Drought holds its grip as growers pivot to wheat

The worst U.S. drought in decades is showing little signs of easing as farmers close out their corn harvests and pivot toward growing winter wheat that’s now struggling in the dry conditions.

By: Jim Suhr, Associated Press

ST. LOUIS — The worst U.S. drought in decades is showing little signs of easing as farmers close out their corn harvests and pivot toward growing winter wheat that’s now struggling in the dry conditions.

The weekly U.S. Drought Monitor update released Thursday shows that more than roughly 62 percent of the land in the lower 48 states is experiencing some degree of drought.

The situation remains dire in South Dakota, with just under 57 percent of the state in the two worst categories of drought, extreme and exceptional. Last week, slightly more than 57 percent of the state was in those two categories.
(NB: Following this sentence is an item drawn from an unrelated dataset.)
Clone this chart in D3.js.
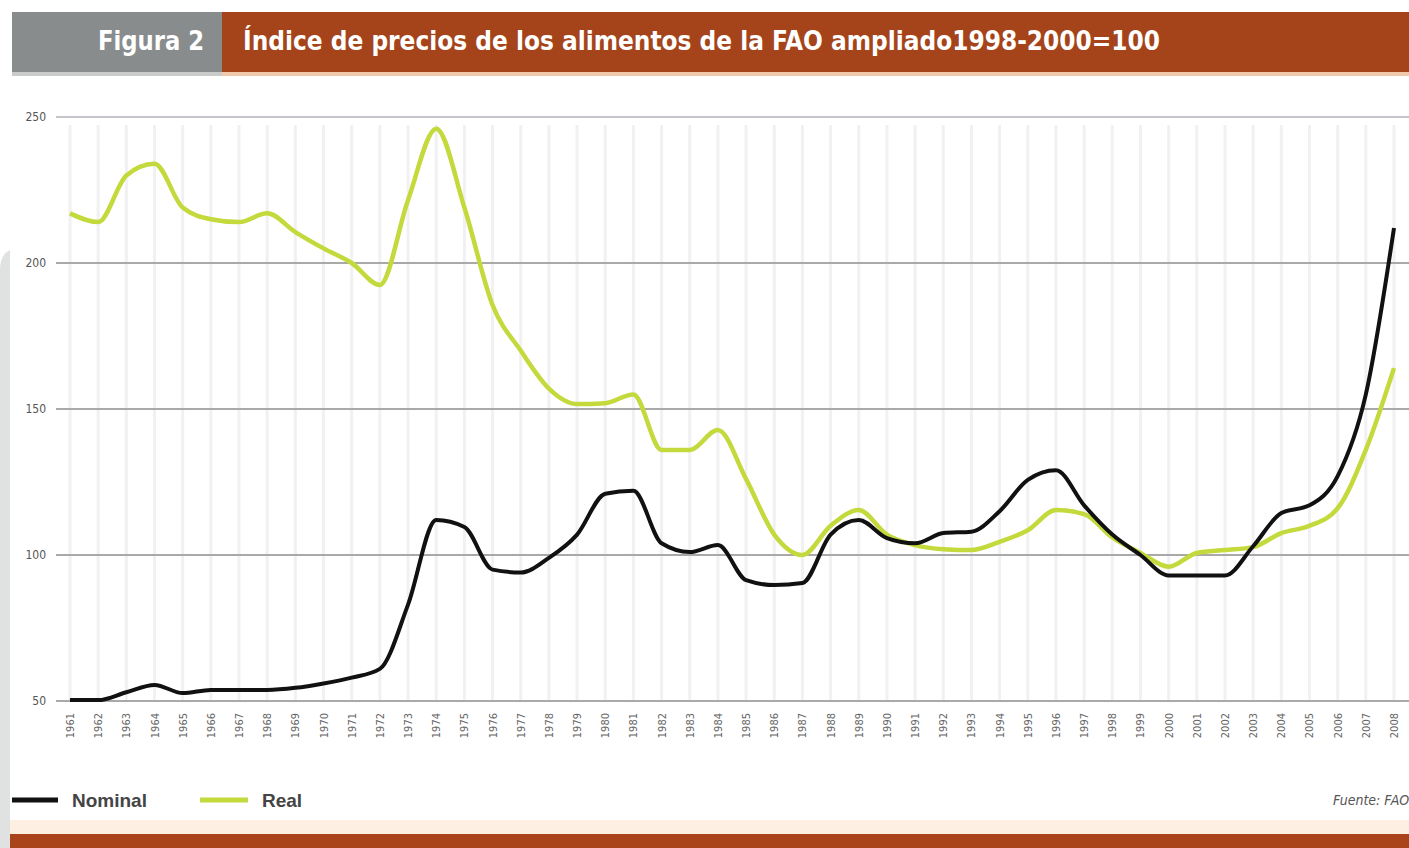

All of the state is in some form of drought.

About 95 percent of North Dakota is in some category of drought, but the state no longer has any areas in extreme drought. Last week, about 5 percent of the state was in that category.

The federal government says farmers have harvested 87 percent of the nation’s corn crop and 80 percent of its soybeans.

Farmers had planted 81 percent of the winter wheat crop as of Monday. Only half of the crop has emerged, which is 7 percentage points lower than average.

In South Dakota, only 13 percent of the wheat crop has germinated, compared with the five-year average of 80 percent.